Von Andreas Junkmann, Zorneding

Gut Ding will bekanntlich Weile haben - manchmal kann die Weile selbst aber auch Gutes mit sich bringen, so wie beim geplanten Umbau des Zornedinger Bahnhofs. Zwar steht das neue Gebäude dort bereits, weil die Gemeinde aber weiterhin auf eine Freigabe durch die Deutsche Bahn wartet, geht auf dem Vorplatz bisher nicht wirklich viel voran. Diese Verzögerung könnte nun aber sogar gewisse Vorteile mit sich bringen. Den verzögerten Baubeginn nämlich will die Gemeinde zusammen mit der Bahn-Tochter "Smart City" dazu nutzen, den Vorplatz im Vergleich zur ursprünglichen Planung ökologisch aufzuwerten. Dank der höheren Förderung würde sich Zorneding dadurch sogar Geld sparen - und ganz nebenbei einen kompletten Vorzeigebahnhof bekommen.

Zumindest das Wartegebäude ist durch seine klimafreundliche Holzbauweise bereits jetzt ein Referenzbauwerk für kleinere Bahnhöfe in Deutschland. Nun könnte auch der Vorplatz zu einem Musterbeispiel dafür werden, wie sich urbane Räume an den Klimawandel anpassen lassen. Der Vorplatz soll demnach als sogenannte Schwammstadt geplant werden. Das bedeutet, dass Regenwasser als Ressource für die Hitze- und Dürreversorgung genutzt werden kann. Dieses soll nach starken Regenfällen durch die topografische Gestaltung zwischengespeichert und schließlich zur Bewässerung der Vegetation genutzt sowie verdunstet werden. Das Konzept setze auf naturbasierte Lösungen der Regenwasserbewirtschaftung, heißt es in einer Stellungnahme der Gemeinde. Und weiter: "Mit der neuen Platzgestaltung wird auch ein Beitrag zum Klimaschutz geleistet."

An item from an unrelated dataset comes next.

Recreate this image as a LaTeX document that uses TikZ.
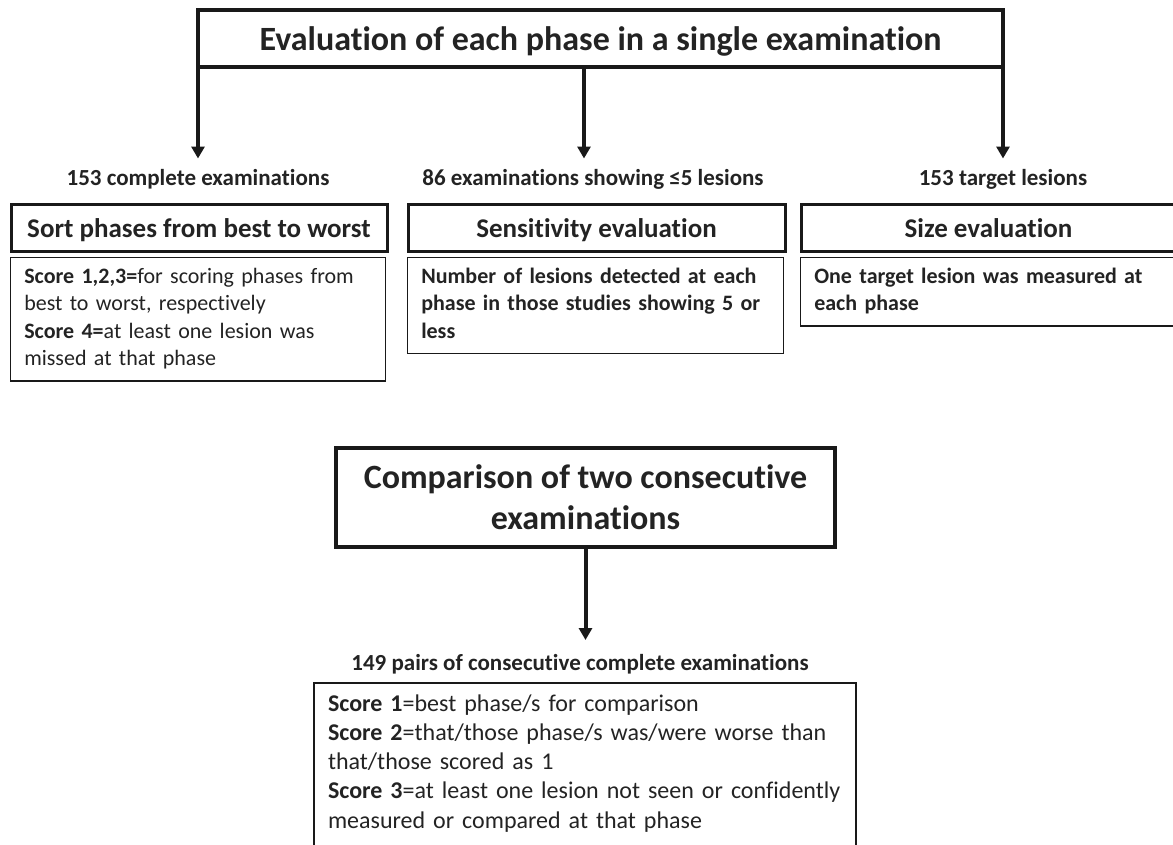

Wobei Gestaltung eigentlich nicht ganz das richtige Wort ist, denn rein optisch soll sich durch das neue Konzept wenig ändern, wie Johannes Stenzel vom Zornedinger Bauamt in der jüngsten Gemeinderatssitzung erklärte. Die Möglichkeit zur Planänderung habe sich überhaupt erst dadurch ergeben, weil die Bahn der Gemeinde immer noch keine Kabelfreigabe für den Umbau gegeben hat, oder wie Stenzel sagte: "Wir können nicht weitermachen." In der Zeit des Wartens habe sich dann aber der Kontakt zu Smart City ergeben - eine Firma, die spezialisiert ist auf die klimatechnische Anpassung von Bahnhofsvorplätzen. Anhand der Zornedinger Station solle das nun beispielhaft erprobt werden, wie es vonseiten der Gemeinde heißt. Sie wäre dann ein erstes Referenzobjekt.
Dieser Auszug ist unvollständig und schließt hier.